Moreover, Cantor certainly objected to the treatment of sets as extensions. He insisted that sets had a prior criterion of identity. In his critique of Frege he wrote:
"... fails utterly to see that quantitatively the "extension of a concept" is something wholly indeterminate; only in certain cases is the "extension of a concept" quantitatively determined; and then, to be sure, if it is finite it has a determinate number; if it is infinite, a determinate power. But for such a quantitative determination of the "extension of a concept" the concepts "number" and "power" must previously be given from the other side. It is a twisting of procedure if one attempts to ground the latter concepts on the concept of the "extension of a concept".
One should additionally note that Cantorian set theory had been predicated on a theory of ones, or units, that had been argued against by Frege.
The two formulas given above may be paraphrased as:
"A set is a collection taken as an object"
"A set is determined by its elements"
The first is asserting a prior identity criterion whereas, for pure set theory, the second is not.
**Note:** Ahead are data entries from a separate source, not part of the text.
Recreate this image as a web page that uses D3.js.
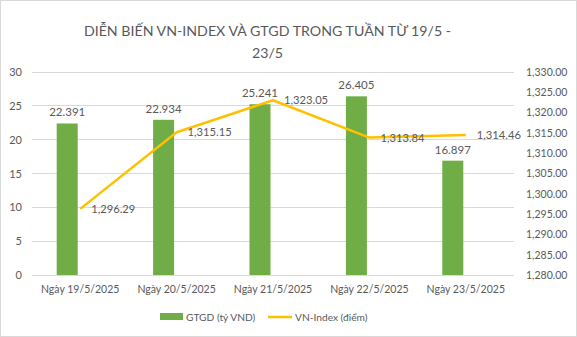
<!DOCTYPE html>
<html><head><meta charset="utf-8">
<script src="https://cdn.jsdelivr.net/npm/d3@7"></script>
<style>
html,body{margin:0;padding:0;background:#fff;}
svg{display:block;font-family:Lato,"Open Sans",sans-serif;}
</style></head>
<body>
<svg id="c" width="577" height="337"></svg>
<script>
const categories = ["Ngày 19/5/2025","Ngày 20/5/2025","Ngày 21/5/2025","Ngày 22/5/2025","Ngày 23/5/2025"];
const gtgd = [22.391, 22.934, 25.241, 26.405, 16.897];
const vnIndex = [1296.29, 1315.15, 1323.05, 1313.84, 1314.46];
const leftTicks = [0,5,10,15,20,25,30];
const rightTicks = [1280,1285,1290,1295,1300,1305,1310,1315,1320,1325,1330];
const titleLines = ["DIỄN BIẾN VN-INDEX VÀ GTGD TRONG TUẦN TỪ 19/5 -","23/5"];
const legendLabels = ["GTGD (tỷ VND)","VN-Index (điểm)"];

const svg = d3.select("#c");
const W=577,H=337;
const m={l:32,r:514,t:72,b:275};
const txt="#595959";

svg.append("rect").attr("x",0.5).attr("y",0.5).attr("width",W-1).attr("height",H-1)
  .attr("fill","#fff").attr("stroke","#d9d9d9");

const x=d3.scaleBand().domain(categories).range([m.l,m.r]);
const yL=d3.scaleLinear().domain([0,30]).range([m.b,m.t]);
const yR=d3.scaleLinear().domain([1280,1330]).range([m.b,m.t]);

// gridlines
svg.append("g").selectAll("line").data(leftTicks).join("line")
  .attr("x1",m.l).attr("x2",m.r).attr("y1",d=>yL(d)).attr("y2",d=>yL(d))
  .attr("stroke","#d9d9d9").attr("stroke-width",1).attr("shape-rendering","crispEdges");

// left axis
const axL=svg.append("g").attr("transform",`translate(${m.l-10},0)`)
  .call(d3.axisLeft(yL).tickValues(leftTicks).tickSize(0).tickPadding(0).tickFormat(d3.format("d")));
axL.select(".domain").remove();
axL.selectAll("text").attr("fill",txt).attr("font-size",11).attr("font-family","Lato");

// right axis
const axR=svg.append("g").attr("transform",`translate(${m.r+12},0)`)
  .call(d3.axisRight(yR).tickValues(rightTicks).tickSize(0).tickPadding(0).tickFormat(d3.format(",.2f")));
axR.select(".domain").remove();
axR.selectAll("text").attr("fill",txt).attr("font-size",10.5).attr("font-family","Lato");

// x axis labels
const axB=svg.append("g").attr("transform",`translate(0,${m.b})`)
  .call(d3.axisBottom(x).tickSize(0).tickPadding(11));
axB.select(".domain").remove();
axB.selectAll("text").attr("fill",txt).attr("font-size",10.5).attr("font-family","Lato");

// bars (shifted left of category centre as in the reference)
const bw=21, barOff=-13;
const bx=(i)=>x(categories[i])+x.bandwidth()/2+barOff;
svg.append("g").selectAll("rect").data(gtgd).join("rect")
  .attr("x",(d,i)=>bx(i)-bw/2)
  .attr("width",bw)
  .attr("y",d=>yL(d)).attr("height",d=>yL(0)-yL(d))
  .attr("fill","#70AD47");

svg.append("g").selectAll("text").data(gtgd).join("text")
  .attr("x",(d,i)=>bx(i))
  .attr("y",d=>yL(d)-7)
  .attr("text-anchor","middle").attr("fill",txt).attr("font-size",11.5)
  .text(d=>d3.format(".3f")(d));

// line
const lx=(i)=>x(categories[i])+x.bandwidth()/2;
const line=d3.line().x((d,i)=>lx(i)).y(d=>yR(d));
svg.append("path").datum(vnIndex).attr("d",line)
  .attr("fill","none").attr("stroke","#FFC000").attr("stroke-width",2.5).attr("stroke-linejoin","round");

svg.append("g").selectAll("text").data(vnIndex).join("text")
  .attr("x",(d,i)=>lx(i)+11)
  .attr("y",d=>yR(d)).attr("dy","0.35em")
  .attr("fill",txt).attr("font-size",11.2)
  .text(d=>d3.format(",.2f")(d));

// title
svg.append("g").selectAll("text").data(titleLines).join("text")
  .attr("x",267.5).attr("y",(d,i)=>36+i*21.5)
  .attr("text-anchor","middle").attr("fill",txt).attr("font-size",14.2).attr("font-weight",400)
  .text(d=>d);

// legend
const lg=svg.append("g");
lg.append("rect").attr("x",160).attr("y",313).attr("width",23).attr("height",7).attr("fill","#70AD47");
lg.append("text").attr("x",186).attr("y",317).attr("dy","0.35em").attr("fill",txt).attr("font-size",10.2).text(legendLabels[0]);
lg.append("line").attr("x1",268).attr("x2",292).attr("y1",317).attr("y2",317).attr("stroke","#FFC000").attr("stroke-width",2.5);
lg.append("text").attr("x",295).attr("y",317).attr("dy","0.35em").attr("fill",txt).attr("font-size",10.2).text(legendLabels[1]);
</script>
</body></html>
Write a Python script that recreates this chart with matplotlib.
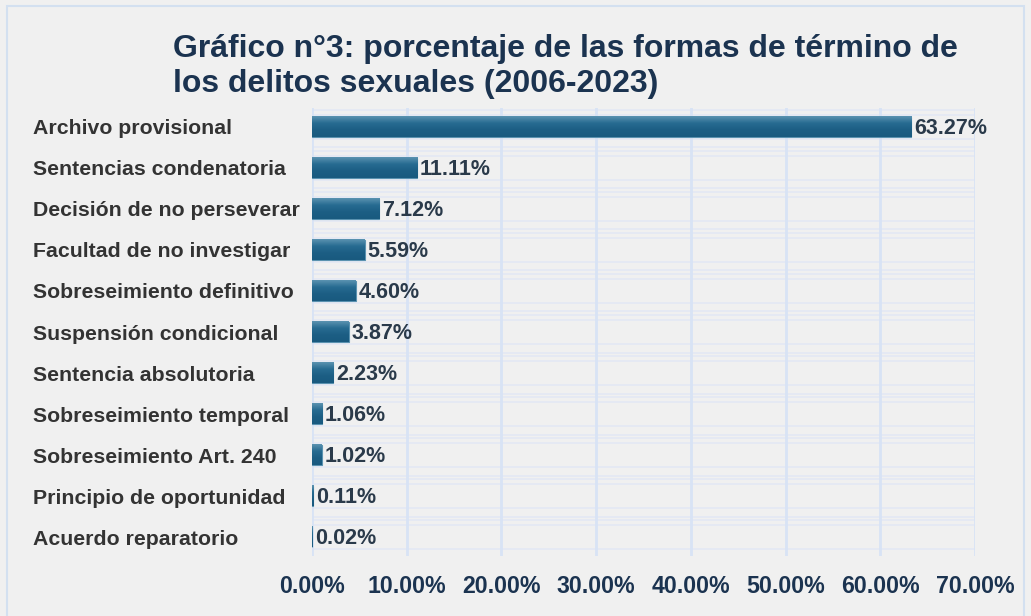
import numpy as np
import matplotlib.pyplot as plt
from matplotlib.patches import Rectangle
from matplotlib.colors import LinearSegmentedColormap

categories = ['Archivo provisional', 'Sentencias condenatoria', 'Decisión de no perseverar',
              'Facultad de no investigar', 'Sobreseimiento definitivo', 'Suspensión condicional',
              'Sentencia absolutoria', 'Sobreseimiento temporal', 'Sobreseimiento Art. 240',
              'Principio de oportunidad', 'Acuerdo reparatorio']
values = [63.27, 11.11, 7.12, 5.59, 4.60, 3.87, 2.23, 1.06, 1.02, 0.11, 0.02]
x_ticks = [0, 10, 20, 30, 40, 50, 60, 70]

plt.rcParams['font.family'] = ['Liberation Sans', 'DejaVu Sans']

bg = '#f0f0f0'
navy = '#1b3350'
fig = plt.figure(figsize=(10.31, 6.16), dpi=100, facecolor=bg)
ax = fig.add_axes([312 / 1031, 1 - 556 / 616, 663 / 1031, 448 / 616])
ax.set_facecolor(bg)

# figure border
fig.patches.append(Rectangle((7 / 1031, -0.05), 1017 / 1031, 1.04, transform=fig.transFigure,
                             fill=False, edgecolor='#d3e0f0', linewidth=1.5))

y = np.arange(len(categories))
h = 0.49

# faint horizontal lines between bars
for yy in y:
    for off in (-0.42, -0.3, 0.3, 0.5):
        ax.axhline(yy + off, color='#e3e8f4', linewidth=1.2, zorder=0)
for xt in x_ticks:
    ax.axvline(xt, color='#d8e3f5', linewidth=2, zorder=0.5)

# bars with a vertical gradient (lighter top)
grad_cmap = LinearSegmentedColormap.from_list('bar', ['#5a92b0', '#276b91', '#1c5e84', '#195a7f'])
grad = np.linspace(0, 1, 50).reshape(-1, 1)
bars = ax.barh(y, values, height=h, color='#1c5e84', edgecolor='#5a92b0', linewidth=0.8, zorder=2)
for b, yy, v in zip(bars, y, values):
    ax.imshow(grad, cmap=grad_cmap, aspect='auto', extent=(0, v, yy + h / 2, yy - h / 2),
              zorder=2.1, interpolation='bilinear')

for yy, v in zip(y, values):
    ax.text(v + 0.3, yy + 0.03, f'{v:.2f}%', va='center', ha='left', fontsize=15.5,
            fontweight='bold', color='#2a3a4a', zorder=3)

ax.set_xlim(0, 70)
ax.set_ylim(10.46, -0.46)
ax.set_aspect('auto')
ax.set_xticks(x_ticks)
ax.set_xticklabels([f'{t:.2f}%' for t in x_ticks], fontsize=16.7, fontweight='bold', color=navy)
ax.set_yticks(y)
ax.set_yticklabels(categories, fontsize=15.3, fontweight='bold', color='#333333', ha='left')
ax.tick_params(axis='y', length=0, pad=279 * 72 / 100)
ax.tick_params(axis='x', length=0, pad=14)
for s in ax.spines.values():
    s.set_visible(False)

fig.text(173 / 1031, 1 - 34 / 616, 'Gráfico n°3: porcentaje de las formas de término de\nlos delitos sexuales (2006-2023)',
         fontsize=23, fontweight='bold', color=navy, ha='left', va='top', linespacing=1.22)

fig.savefig('out.png', dpi=100, facecolor=bg)
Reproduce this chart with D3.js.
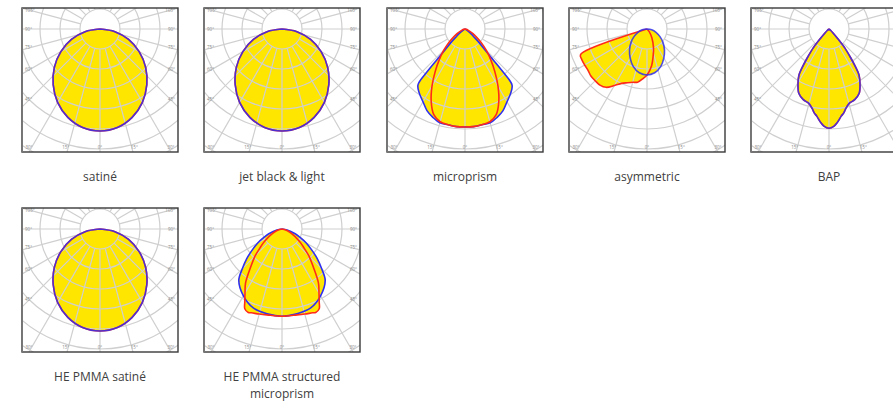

What the situation comes down to is this. The predicate symbols 'c', 'e', and '=' are like the fundamental constants in physics. The history of "undefined language primitives" has led to treating a system of relations whose relationship to one another can be made clear as if it cannot.
The real distinction of the situation is found in epistemic logic. For the practical purposes of mathematics, it comes down to the construction of language through definition, because a definition is not the same as a stipulation. A stipulation is impermanent and used to parametrize a problem domain. A definition is expected to have a structural relation to the theoretical coherence of the science.